Homme: I have that written here, too. [Laughs] As you said, there’s a certain onomatopoeia aspect that is very simple, but I feel like other bands overlook that. It’s important to take advantage of something simple to get your point across. But I also think, as it translates to your record, there are things that you must play live because this record is so much about capturing emotion like a photograph. So, some of these things you must have had to play live to get the arrangement down to capture the rise of the emotion. Is that more important than being like, “We do this four times, and then we go to this part”? Is that a big discussion for you guys?

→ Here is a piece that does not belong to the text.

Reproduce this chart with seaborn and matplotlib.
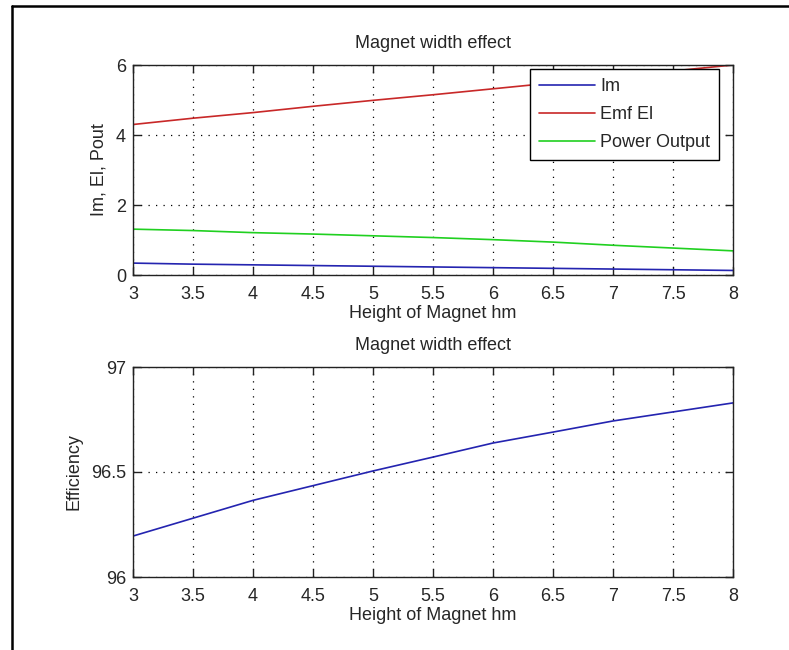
import numpy as np
import pandas as pd
import matplotlib
matplotlib.use("Agg")
import matplotlib.pyplot as plt
from matplotlib.lines import Line2D
import seaborn as sns

sns.set_style('white')
plt.rcParams['font.family'] = ['Liberation Sans', 'DejaVu Sans']

# values
hm = [3, 3.5, 4, 4.5, 5, 5.5, 6, 6.5, 7, 7.5, 8]
im = [0.34, 0.31, 0.29, 0.27, 0.25, 0.23, 0.21, 0.19, 0.17, 0.15, 0.13]
emf = [4.30, 4.48, 4.64, 4.82, 4.99, 5.15, 5.32, 5.49, 5.66, 5.83, 6.00]
pout = [1.31, 1.27, 1.21, 1.17, 1.12, 1.07, 1.01, 0.94, 0.85, 0.77, 0.69]
eff = [96.195, 96.28, 96.365, 96.435, 96.505, 96.571, 96.638, 96.69, 96.743, 96.786, 96.829]

series = ['Im', 'Emf El', 'Power Output']
colors = ['#2424b0', '#c82828', '#20d020']

xticks = [3, 3.5, 4, 4.5, 5, 5.5, 6, 6.5, 7, 7.5, 8]
xticklabels = ['3', '3.5', '4', '4.5', '5', '5.5', '6', '6.5', '7', '7.5', '8']

df_top = pd.DataFrame({
    'hm': hm * 3,
    'val': im + emf + pout,
    'Series': [series[0]] * len(hm) + [series[1]] * len(hm) + [series[2]] * len(hm),
})
df_bot = pd.DataFrame({'hm': hm, 'eff': eff})

FS = 13
W, H = 789, 650
fig = plt.figure(figsize=(W / 100, H / 100), dpi=100)
ax1 = fig.add_axes([133 / W, 1 - 275 / H, 600 / W, 210 / H])
ax2 = fig.add_axes([133 / W, 1 - 577 / H, 600 / W, 210 / H])

sns.lineplot(data=df_top, x='hm', y='val', hue='Series', palette=colors,
             linewidth=1.2, ax=ax1)
sns.lineplot(data=df_bot, x='hm', y='eff', color='#2424b0', linewidth=1.2, ax=ax2)


def style_ax(ax, ylim, yticks, yticklabels, ylabel):
    ax.set_xlim(3, 8)
    ax.set_ylim(*ylim)
    ax.set_xticks(xticks)
    ax.set_xticklabels(xticklabels, fontsize=FS)
    ax.set_yticks(yticks)
    ax.set_yticklabels(yticklabels, fontsize=FS)
    ax.tick_params(direction='in', length=6, width=1, top=True, right=True,
                   bottom=True, left=True, color='#222222')
    ax.tick_params(axis='x', pad=8)
    ax.tick_params(axis='y', pad=5)
    ax.grid(True, linestyle=(0, (1, 5)), color='black', linewidth=0.9)
    for s in ax.spines.values():
        s.set_color('#222222')
        s.set_linewidth(1.0)
    ax.set_xlabel('Height of Magnet hm', fontsize=FS, labelpad=1)
    ax.set_ylabel(ylabel, fontsize=FS, labelpad=6)
    ax.set_title('Magnet width effect', fontsize=FS, pad=12)


style_ax(ax1, (0, 6), [0, 2, 4, 6], ['0', '2', '4', '6'], 'Im, El, Pout')
style_ax(ax2, (96, 97), [96, 96.5, 97], ['96', '96.5', '97'], 'Efficiency')

leg = ax1.legend(loc='upper right', bbox_to_anchor=(1 - 14 / 600, 1 - 4 / 210),
                 borderaxespad=0, fontsize=FS, handlelength=3.1,
                 handletextpad=0.3, labelspacing=0.62, borderpad=0.5,
                 fancybox=False, framealpha=1, edgecolor='black', title=None)
leg.get_frame().set_linewidth(1.0)

# outer frame (left and top edges visible)
fig.add_artist(Line2D([12 / W, 12 / W], [0, 1 - 6 / H], color='black', linewidth=1.8))
fig.add_artist(Line2D([12 / W, 1], [1 - 6 / H, 1 - 6 / H], color='black', linewidth=1.8))

fig.savefig('out.png', dpi=100)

Milton: Yeah, I think it comes naturally. I think it’s definitely important on a lot of things, like the end of “Evil” and “knocking at your door,” which started to become elements when we were playing the songs live in New York. Those are two examples of things that really came from being a little rhythmic idea or a little bass idea into more of an emotional idea.
Beth: Yeah, I think Fay’s lines ultimately shaped what the songs became on this record, because we needed to put them in that environment to get the aggression and the energy and feed off that between us. There are a lot of songs where, we finished writing them in January in New York, and it would have been a very different record if we had just stayed in the studio and went and recorded straight away. We needed that, and that’s how we started when we recorded the first record. We spend a year and a half just playing songs on the road, and I think it’s essential that we played them live.
Milton: I think when it came to “Mechanics,” we wrote that song a little later on; I remember thinking it didn’t have a drum beat because there wasn’t one—it didn’t exist. We looked for it, and it didn’t. Sometimes a song needs a part, and you look for it and you find it, and sometimes you look and it’s not right. And partly that was because with the emotion of the lyrics, I couldn’t find that on drums. I’m playing the vibraphone on that song at the end. It’s different than when “The Answer” came out and it was, you know, violent. [Laughs]

Homme: I love that, though, because you’re getting to what I was hoping to hear, which was that some things aren’t required to speak of, so that’s why you play. You let the situations and the songs dictate the terms of what you’re doing. You don’t force drums on something that doesn’t have them.